(Objective):
Starting at the line that contains "Generate a web" and stopping at the line that contains "758, 686, 758, 686, 482, 552, 552, 482, 552, 347, 347];", repeat every line exactly, the two end lines included, and nothing else.

[Dataset items]
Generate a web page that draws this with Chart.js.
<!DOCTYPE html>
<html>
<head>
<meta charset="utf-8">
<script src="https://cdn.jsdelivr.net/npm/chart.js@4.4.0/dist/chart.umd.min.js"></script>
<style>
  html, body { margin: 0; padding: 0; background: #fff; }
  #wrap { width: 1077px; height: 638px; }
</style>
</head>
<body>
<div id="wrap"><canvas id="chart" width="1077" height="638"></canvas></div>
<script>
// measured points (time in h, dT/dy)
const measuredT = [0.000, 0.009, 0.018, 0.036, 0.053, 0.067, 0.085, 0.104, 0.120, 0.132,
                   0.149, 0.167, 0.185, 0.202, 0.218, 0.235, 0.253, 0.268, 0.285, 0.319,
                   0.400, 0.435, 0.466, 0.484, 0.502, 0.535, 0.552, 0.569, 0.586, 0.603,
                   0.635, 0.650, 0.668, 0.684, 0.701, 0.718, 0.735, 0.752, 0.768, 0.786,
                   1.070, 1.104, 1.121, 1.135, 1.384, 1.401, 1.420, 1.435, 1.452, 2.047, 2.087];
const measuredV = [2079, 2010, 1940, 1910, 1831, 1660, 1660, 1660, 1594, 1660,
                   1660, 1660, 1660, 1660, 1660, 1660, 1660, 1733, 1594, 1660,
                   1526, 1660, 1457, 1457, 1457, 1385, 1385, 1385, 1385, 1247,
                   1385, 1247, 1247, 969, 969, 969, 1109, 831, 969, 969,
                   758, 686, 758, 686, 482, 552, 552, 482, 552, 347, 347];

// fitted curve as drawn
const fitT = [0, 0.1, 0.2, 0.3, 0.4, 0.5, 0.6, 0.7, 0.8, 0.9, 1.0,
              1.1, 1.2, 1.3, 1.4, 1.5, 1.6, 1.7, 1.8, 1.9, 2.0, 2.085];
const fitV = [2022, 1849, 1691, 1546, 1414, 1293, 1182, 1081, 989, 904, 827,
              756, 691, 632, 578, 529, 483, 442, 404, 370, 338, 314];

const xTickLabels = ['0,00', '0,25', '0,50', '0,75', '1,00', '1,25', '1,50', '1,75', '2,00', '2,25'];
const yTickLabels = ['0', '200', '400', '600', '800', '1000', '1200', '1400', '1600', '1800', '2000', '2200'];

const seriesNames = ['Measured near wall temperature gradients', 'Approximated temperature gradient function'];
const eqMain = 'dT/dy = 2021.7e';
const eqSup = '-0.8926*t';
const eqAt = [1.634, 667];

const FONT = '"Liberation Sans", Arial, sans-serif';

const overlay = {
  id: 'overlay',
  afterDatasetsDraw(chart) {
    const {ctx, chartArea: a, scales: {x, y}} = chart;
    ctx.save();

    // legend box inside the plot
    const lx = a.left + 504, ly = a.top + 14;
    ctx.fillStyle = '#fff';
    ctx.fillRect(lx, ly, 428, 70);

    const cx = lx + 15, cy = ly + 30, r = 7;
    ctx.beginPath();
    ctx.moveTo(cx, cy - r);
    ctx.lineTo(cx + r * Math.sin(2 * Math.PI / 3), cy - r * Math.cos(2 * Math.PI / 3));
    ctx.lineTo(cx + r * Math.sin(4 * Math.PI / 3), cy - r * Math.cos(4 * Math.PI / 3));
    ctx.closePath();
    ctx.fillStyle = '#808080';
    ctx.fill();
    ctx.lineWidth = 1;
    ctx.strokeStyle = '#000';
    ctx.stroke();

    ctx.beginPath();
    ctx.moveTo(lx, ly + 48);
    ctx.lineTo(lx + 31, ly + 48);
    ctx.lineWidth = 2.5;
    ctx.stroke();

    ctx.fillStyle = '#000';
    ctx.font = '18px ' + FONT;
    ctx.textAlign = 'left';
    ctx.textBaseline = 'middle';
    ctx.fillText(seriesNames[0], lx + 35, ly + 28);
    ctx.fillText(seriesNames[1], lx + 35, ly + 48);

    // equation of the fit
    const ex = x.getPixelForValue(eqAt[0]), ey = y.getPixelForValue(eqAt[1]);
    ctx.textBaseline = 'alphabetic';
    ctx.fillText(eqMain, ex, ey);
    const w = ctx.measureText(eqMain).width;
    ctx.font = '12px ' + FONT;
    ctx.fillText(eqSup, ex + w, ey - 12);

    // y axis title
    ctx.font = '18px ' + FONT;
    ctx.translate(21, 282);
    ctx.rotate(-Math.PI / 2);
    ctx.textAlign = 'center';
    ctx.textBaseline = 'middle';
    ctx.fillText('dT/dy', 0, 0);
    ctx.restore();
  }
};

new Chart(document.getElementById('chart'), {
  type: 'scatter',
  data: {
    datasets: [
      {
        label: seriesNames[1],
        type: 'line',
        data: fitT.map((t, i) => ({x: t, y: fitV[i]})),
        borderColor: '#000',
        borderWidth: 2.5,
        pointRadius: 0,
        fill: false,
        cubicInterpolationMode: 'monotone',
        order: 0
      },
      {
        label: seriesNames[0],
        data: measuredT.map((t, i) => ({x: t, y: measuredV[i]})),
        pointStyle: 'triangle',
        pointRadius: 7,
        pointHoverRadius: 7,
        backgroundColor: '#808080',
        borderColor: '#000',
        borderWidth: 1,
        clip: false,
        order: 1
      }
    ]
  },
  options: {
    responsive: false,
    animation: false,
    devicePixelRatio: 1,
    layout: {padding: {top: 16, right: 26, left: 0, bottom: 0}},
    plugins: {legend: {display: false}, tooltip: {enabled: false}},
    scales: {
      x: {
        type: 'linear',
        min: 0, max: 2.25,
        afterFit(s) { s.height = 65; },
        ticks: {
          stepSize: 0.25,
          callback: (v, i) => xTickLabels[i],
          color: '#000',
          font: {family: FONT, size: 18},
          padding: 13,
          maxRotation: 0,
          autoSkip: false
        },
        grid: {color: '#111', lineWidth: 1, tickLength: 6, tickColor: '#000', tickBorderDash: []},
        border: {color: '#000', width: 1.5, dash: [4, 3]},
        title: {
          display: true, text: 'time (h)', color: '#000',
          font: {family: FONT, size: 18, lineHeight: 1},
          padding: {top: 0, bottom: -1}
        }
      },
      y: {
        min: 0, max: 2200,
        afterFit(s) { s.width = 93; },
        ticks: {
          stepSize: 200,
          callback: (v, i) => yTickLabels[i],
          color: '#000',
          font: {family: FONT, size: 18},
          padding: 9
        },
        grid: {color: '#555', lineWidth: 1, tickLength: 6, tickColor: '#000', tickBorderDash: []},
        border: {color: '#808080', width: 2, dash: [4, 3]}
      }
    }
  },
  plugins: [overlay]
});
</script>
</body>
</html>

* * *

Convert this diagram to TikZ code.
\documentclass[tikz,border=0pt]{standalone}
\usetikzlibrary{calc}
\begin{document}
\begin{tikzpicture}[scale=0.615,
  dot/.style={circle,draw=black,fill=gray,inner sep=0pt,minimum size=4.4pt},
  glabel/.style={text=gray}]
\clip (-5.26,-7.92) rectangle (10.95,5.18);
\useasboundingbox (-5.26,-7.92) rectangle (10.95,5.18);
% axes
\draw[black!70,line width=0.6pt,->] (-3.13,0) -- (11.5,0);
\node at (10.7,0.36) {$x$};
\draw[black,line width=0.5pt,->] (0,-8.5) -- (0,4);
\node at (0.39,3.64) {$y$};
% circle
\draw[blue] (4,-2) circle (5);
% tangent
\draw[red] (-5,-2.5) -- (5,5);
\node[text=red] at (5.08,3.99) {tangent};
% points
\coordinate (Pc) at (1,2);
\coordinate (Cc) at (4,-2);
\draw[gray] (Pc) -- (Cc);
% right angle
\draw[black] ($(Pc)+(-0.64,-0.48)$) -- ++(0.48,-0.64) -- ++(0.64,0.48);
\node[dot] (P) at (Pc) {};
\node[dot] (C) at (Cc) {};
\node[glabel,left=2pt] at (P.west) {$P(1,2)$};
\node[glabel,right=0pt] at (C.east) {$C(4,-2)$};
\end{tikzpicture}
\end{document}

(Finished exercise):
Generate a web page that draws this with Chart.js.
<!DOCTYPE html>
<html>
<head>
<meta charset="utf-8">
<script src="https://cdn.jsdelivr.net/npm/chart.js@4.4.0/dist/chart.umd.min.js"></script>
<style>
  html, body { margin: 0; padding: 0; background: #fff; }
  #wrap { width: 1077px; height: 638px; }
</style>
</head>
<body>
<div id="wrap"><canvas id="chart" width="1077" height="638"></canvas></div>
<script>
// measured points (time in h, dT/dy)
const measuredT = [0.000, 0.009, 0.018, 0.036, 0.053, 0.067, 0.085, 0.104, 0.120, 0.132,
                   0.149, 0.167, 0.185, 0.202, 0.218, 0.235, 0.253, 0.268, 0.285, 0.319,
                   0.400, 0.435, 0.466, 0.484, 0.502, 0.535, 0.552, 0.569, 0.586, 0.603,
                   0.635, 0.650, 0.668, 0.684, 0.701, 0.718, 0.735, 0.752, 0.768, 0.786,
                   1.070, 1.104, 1.121, 1.135, 1.384, 1.401, 1.420, 1.435, 1.452, 2.047, 2.087];
const measuredV = [2079, 2010, 1940, 1910, 1831, 1660, 1660, 1660, 1594, 1660,
                   1660, 1660, 1660, 1660, 1660, 1660, 1660, 1733, 1594, 1660,
                   1526, 1660, 1457, 1457, 1457, 1385, 1385, 1385, 1385, 1247,
                   1385, 1247, 1247, 969, 969, 969, 1109, 831, 969, 969,
                   758, 686, 758, 686, 482, 552, 552, 482, 552, 347, 347];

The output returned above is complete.